Available data:
# # #

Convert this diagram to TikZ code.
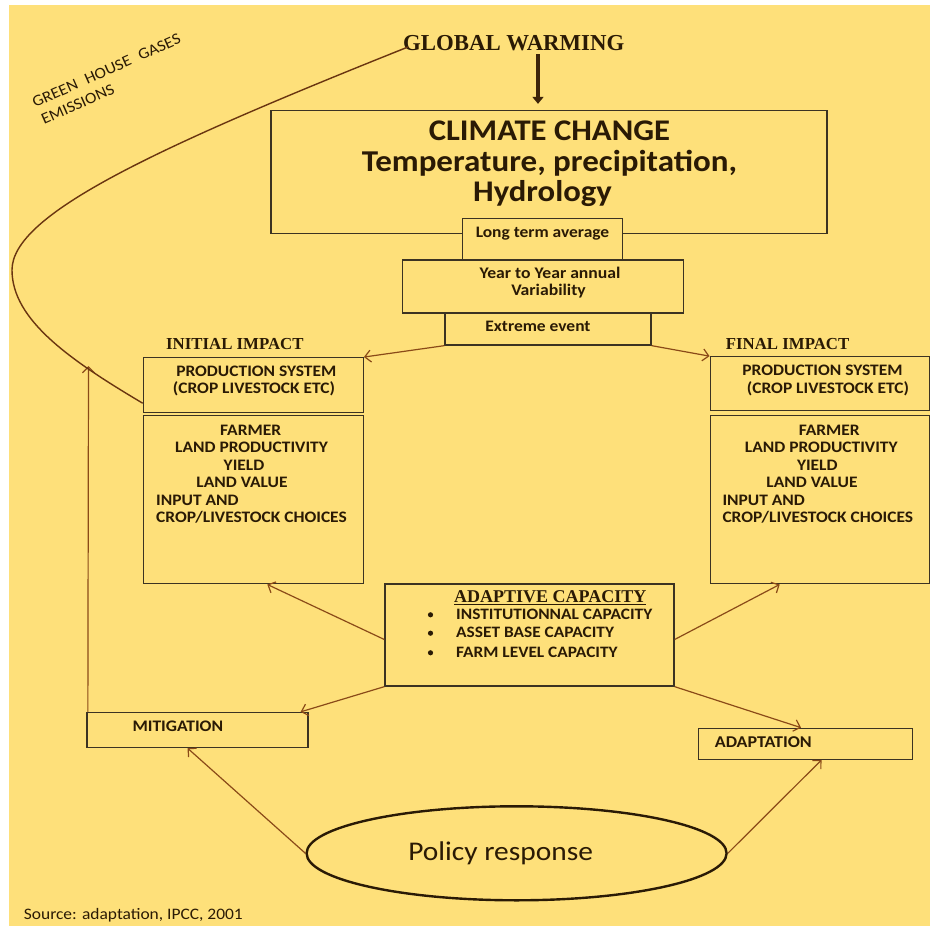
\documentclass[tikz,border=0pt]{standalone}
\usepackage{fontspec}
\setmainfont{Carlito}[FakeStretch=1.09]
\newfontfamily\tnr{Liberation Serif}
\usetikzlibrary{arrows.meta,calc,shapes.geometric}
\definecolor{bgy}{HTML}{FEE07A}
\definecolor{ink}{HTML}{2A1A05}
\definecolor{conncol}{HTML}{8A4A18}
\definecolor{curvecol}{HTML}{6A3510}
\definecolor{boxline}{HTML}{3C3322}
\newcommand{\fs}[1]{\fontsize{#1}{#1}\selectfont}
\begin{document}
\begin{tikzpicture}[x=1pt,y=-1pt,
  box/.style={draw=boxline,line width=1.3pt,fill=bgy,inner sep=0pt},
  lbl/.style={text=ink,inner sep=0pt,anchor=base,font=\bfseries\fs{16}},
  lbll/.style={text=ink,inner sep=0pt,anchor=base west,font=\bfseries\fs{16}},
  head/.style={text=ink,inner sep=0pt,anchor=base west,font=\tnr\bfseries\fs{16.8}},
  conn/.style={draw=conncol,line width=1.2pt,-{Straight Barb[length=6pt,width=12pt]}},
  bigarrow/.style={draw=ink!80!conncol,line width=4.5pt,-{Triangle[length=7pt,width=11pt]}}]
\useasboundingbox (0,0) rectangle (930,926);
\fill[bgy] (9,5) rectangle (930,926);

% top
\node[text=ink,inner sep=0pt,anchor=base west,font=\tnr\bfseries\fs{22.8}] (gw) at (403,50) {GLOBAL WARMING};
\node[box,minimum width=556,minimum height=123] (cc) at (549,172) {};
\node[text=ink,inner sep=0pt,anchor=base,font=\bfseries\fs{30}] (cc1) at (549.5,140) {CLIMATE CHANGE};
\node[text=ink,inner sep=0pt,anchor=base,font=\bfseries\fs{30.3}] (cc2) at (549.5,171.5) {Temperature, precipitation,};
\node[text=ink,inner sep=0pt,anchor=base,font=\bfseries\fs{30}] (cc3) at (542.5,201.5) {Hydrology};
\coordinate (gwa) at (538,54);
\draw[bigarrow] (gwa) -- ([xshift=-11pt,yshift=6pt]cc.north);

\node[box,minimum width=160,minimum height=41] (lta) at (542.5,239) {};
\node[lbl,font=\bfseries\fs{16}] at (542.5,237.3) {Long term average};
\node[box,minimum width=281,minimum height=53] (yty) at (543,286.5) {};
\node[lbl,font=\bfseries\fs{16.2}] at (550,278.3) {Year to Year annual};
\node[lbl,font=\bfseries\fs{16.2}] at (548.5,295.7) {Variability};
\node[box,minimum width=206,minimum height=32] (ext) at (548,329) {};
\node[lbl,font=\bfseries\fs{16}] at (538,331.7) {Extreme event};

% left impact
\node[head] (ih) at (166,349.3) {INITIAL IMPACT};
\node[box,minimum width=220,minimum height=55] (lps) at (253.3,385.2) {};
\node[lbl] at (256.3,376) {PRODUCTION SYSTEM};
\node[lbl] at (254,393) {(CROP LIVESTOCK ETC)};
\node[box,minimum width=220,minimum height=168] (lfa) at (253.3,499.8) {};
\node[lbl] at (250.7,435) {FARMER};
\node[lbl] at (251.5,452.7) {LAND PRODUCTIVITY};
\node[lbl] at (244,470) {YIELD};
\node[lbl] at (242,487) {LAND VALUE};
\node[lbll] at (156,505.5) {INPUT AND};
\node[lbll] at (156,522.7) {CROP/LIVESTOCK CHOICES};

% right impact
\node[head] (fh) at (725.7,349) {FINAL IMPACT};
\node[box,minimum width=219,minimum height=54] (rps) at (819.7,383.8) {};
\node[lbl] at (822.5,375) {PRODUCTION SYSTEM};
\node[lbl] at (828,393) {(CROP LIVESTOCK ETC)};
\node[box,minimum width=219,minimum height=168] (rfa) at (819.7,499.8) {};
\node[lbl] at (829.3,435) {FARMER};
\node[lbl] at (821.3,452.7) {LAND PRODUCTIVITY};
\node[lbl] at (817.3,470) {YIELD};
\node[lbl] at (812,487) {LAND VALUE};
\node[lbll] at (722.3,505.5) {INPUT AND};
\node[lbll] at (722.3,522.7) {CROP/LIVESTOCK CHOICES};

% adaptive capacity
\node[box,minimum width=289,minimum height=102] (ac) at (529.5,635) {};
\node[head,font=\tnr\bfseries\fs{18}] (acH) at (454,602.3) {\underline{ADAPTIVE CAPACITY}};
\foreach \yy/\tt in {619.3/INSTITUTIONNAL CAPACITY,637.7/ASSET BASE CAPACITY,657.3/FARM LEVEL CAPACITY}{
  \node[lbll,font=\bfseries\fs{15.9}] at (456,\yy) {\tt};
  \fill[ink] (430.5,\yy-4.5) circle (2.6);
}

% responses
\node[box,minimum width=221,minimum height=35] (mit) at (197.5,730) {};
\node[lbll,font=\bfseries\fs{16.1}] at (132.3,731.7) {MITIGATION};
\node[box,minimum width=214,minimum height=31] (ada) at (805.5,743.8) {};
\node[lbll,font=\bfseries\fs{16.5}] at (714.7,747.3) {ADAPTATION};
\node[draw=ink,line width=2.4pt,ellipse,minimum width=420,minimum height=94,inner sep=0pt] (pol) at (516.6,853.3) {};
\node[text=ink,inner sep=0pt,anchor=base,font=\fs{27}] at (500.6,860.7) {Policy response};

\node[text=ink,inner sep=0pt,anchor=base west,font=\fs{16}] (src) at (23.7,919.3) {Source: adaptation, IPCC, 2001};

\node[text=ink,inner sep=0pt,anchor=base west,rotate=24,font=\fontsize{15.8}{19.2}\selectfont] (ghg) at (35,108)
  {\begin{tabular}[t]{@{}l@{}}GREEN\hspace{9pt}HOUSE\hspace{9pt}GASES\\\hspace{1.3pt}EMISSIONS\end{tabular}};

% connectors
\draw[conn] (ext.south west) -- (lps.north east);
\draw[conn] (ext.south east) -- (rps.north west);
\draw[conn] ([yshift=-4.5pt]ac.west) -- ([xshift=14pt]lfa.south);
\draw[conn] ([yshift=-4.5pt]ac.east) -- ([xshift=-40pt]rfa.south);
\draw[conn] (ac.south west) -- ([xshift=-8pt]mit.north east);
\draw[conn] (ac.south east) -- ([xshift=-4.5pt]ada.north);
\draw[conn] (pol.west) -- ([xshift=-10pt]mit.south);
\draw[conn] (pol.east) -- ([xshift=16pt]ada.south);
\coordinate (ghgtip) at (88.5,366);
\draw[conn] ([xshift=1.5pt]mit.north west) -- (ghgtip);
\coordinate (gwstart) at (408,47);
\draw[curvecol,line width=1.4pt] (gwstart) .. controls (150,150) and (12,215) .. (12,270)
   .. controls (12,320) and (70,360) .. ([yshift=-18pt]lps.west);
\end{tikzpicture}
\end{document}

# # #

Stated problem: Without the pictures, print the whole listing exactly as given.

Complete answer:
Convert this diagram to TikZ code.
\documentclass[tikz,border=0pt]{standalone}
\usepackage{fontspec}
\setmainfont{Carlito}[FakeStretch=1.09]
\newfontfamily\tnr{Liberation Serif}
\usetikzlibrary{arrows.meta,calc,shapes.geometric}
\definecolor{bgy}{HTML}{FEE07A}
\definecolor{ink}{HTML}{2A1A05}
\definecolor{conncol}{HTML}{8A4A18}
\definecolor{curvecol}{HTML}{6A3510}
\definecolor{boxline}{HTML}{3C3322}
\newcommand{\fs}[1]{\fontsize{#1}{#1}\selectfont}
\begin{document}
\begin{tikzpicture}[x=1pt,y=-1pt,
  box/.style={draw=boxline,line width=1.3pt,fill=bgy,inner sep=0pt},
  lbl/.style={text=ink,inner sep=0pt,anchor=base,font=\bfseries\fs{16}},
  lbll/.style={text=ink,inner sep=0pt,anchor=base west,font=\bfseries\fs{16}},
  head/.style={text=ink,inner sep=0pt,anchor=base west,font=\tnr\bfseries\fs{16.8}},
  conn/.style={draw=conncol,line width=1.2pt,-{Straight Barb[length=6pt,width=12pt]}},
  bigarrow/.style={draw=ink!80!conncol,line width=4.5pt,-{Triangle[length=7pt,width=11pt]}}]
\useasboundingbox (0,0) rectangle (930,926);
\fill[bgy] (9,5) rectangle (930,926);

% top
\node[text=ink,inner sep=0pt,anchor=base west,font=\tnr\bfseries\fs{22.8}] (gw) at (403,50) {GLOBAL WARMING};
\node[box,minimum width=556,minimum height=123] (cc) at (549,172) {};
\node[text=ink,inner sep=0pt,anchor=base,font=\bfseries\fs{30}] (cc1) at (549.5,140) {CLIMATE CHANGE};
\node[text=ink,inner sep=0pt,anchor=base,font=\bfseries\fs{30.3}] (cc2) at (549.5,171.5) {Temperature, precipitation,};
\node[text=ink,inner sep=0pt,anchor=base,font=\bfseries\fs{30}] (cc3) at (542.5,201.5) {Hydrology};
\coordinate (gwa) at (538,54);
\draw[bigarrow] (gwa) -- ([xshift=-11pt,yshift=6pt]cc.north);

\node[box,minimum width=160,minimum height=41] (lta) at (542.5,239) {};
\node[lbl,font=\bfseries\fs{16}] at (542.5,237.3) {Long term average};
\node[box,minimum width=281,minimum height=53] (yty) at (543,286.5) {};
\node[lbl,font=\bfseries\fs{16.2}] at (550,278.3) {Year to Year annual};
\node[lbl,font=\bfseries\fs{16.2}] at (548.5,295.7) {Variability};
\node[box,minimum width=206,minimum height=32] (ext) at (548,329) {};
\node[lbl,font=\bfseries\fs{16}] at (538,331.7) {Extreme event};

% left impact
\node[head] (ih) at (166,349.3) {INITIAL IMPACT};
\node[box,minimum width=220,minimum height=55] (lps) at (253.3,385.2) {};
\node[lbl] at (256.3,376) {PRODUCTION SYSTEM};
\node[lbl] at (254,393) {(CROP LIVESTOCK ETC)};
\node[box,minimum width=220,minimum height=168] (lfa) at (253.3,499.8) {};
\node[lbl] at (250.7,435) {FARMER};
\node[lbl] at (251.5,452.7) {LAND PRODUCTIVITY};
\node[lbl] at (244,470) {YIELD};
\node[lbl] at (242,487) {LAND VALUE};
\node[lbll] at (156,505.5) {INPUT AND};
\node[lbll] at (156,522.7) {CROP/LIVESTOCK CHOICES};

% right impact
\node[head] (fh) at (725.7,349) {FINAL IMPACT};
\node[box,minimum width=219,minimum height=54] (rps) at (819.7,383.8) {};
\node[lbl] at (822.5,375) {PRODUCTION SYSTEM};
\node[lbl] at (828,393) {(CROP LIVESTOCK ETC)};
\node[box,minimum width=219,minimum height=168] (rfa) at (819.7,499.8) {};
\node[lbl] at (829.3,435) {FARMER};
\node[lbl] at (821.3,452.7) {LAND PRODUCTIVITY};
\node[lbl] at (817.3,470) {YIELD};
\node[lbl] at (812,487) {LAND VALUE};
\node[lbll] at (722.3,505.5) {INPUT AND};
\node[lbll] at (722.3,522.7) {CROP/LIVESTOCK CHOICES};

% adaptive capacity
\node[box,minimum width=289,minimum height=102] (ac) at (529.5,635) {};
\node[head,font=\tnr\bfseries\fs{18}] (acH) at (454,602.3) {\underline{ADAPTIVE CAPACITY}};
\foreach \yy/\tt in {619.3/INSTITUTIONNAL CAPACITY,637.7/ASSET BASE CAPACITY,657.3/FARM LEVEL CAPACITY}{
  \node[lbll,font=\bfseries\fs{15.9}] at (456,\yy) {\tt};
  \fill[ink] (430.5,\yy-4.5) circle (2.6);
}

% responses
\node[box,minimum width=221,minimum height=35] (mit) at (197.5,730) {};
\node[lbll,font=\bfseries\fs{16.1}] at (132.3,731.7) {MITIGATION};
\node[box,minimum width=214,minimum height=31] (ada) at (805.5,743.8) {};
\node[lbll,font=\bfseries\fs{16.5}] at (714.7,747.3) {ADAPTATION};
\node[draw=ink,line width=2.4pt,ellipse,minimum width=420,minimum height=94,inner sep=0pt] (pol) at (516.6,853.3) {};
\node[text=ink,inner sep=0pt,anchor=base,font=\fs{27}] at (500.6,860.7) {Policy response};

\node[text=ink,inner sep=0pt,anchor=base west,font=\fs{16}] (src) at (23.7,919.3) {Source: adaptation, IPCC, 2001};

\node[text=ink,inner sep=0pt,anchor=base west,rotate=24,font=\fontsize{15.8}{19.2}\selectfont] (ghg) at (35,108)
  {\begin{tabular}[t]{@{}l@{}}GREEN\hspace{9pt}HOUSE\hspace{9pt}GASES\\\hspace{1.3pt}EMISSIONS\end{tabular}};

% connectors
\draw[conn] (ext.south west) -- (lps.north east);
\draw[conn] (ext.south east) -- (rps.north west);
\draw[conn] ([yshift=-4.5pt]ac.west) -- ([xshift=14pt]lfa.south);
\draw[conn] ([yshift=-4.5pt]ac.east) -- ([xshift=-40pt]rfa.south);
\draw[conn] (ac.south west) -- ([xshift=-8pt]mit.north east);
\draw[conn] (ac.south east) -- ([xshift=-4.5pt]ada.north);
\draw[conn] (pol.west) -- ([xshift=-10pt]mit.south);
\draw[conn] (pol.east) -- ([xshift=16pt]ada.south);
\coordinate (ghgtip) at (88.5,366);
\draw[conn] ([xshift=1.5pt]mit.north west) -- (ghgtip);
\coordinate (gwstart) at (408,47);
\draw[curvecol,line width=1.4pt] (gwstart) .. controls (150,150) and (12,215) .. (12,270)
   .. controls (12,320) and (70,360) .. ([yshift=-18pt]lps.west);
\end{tikzpicture}
\end{document}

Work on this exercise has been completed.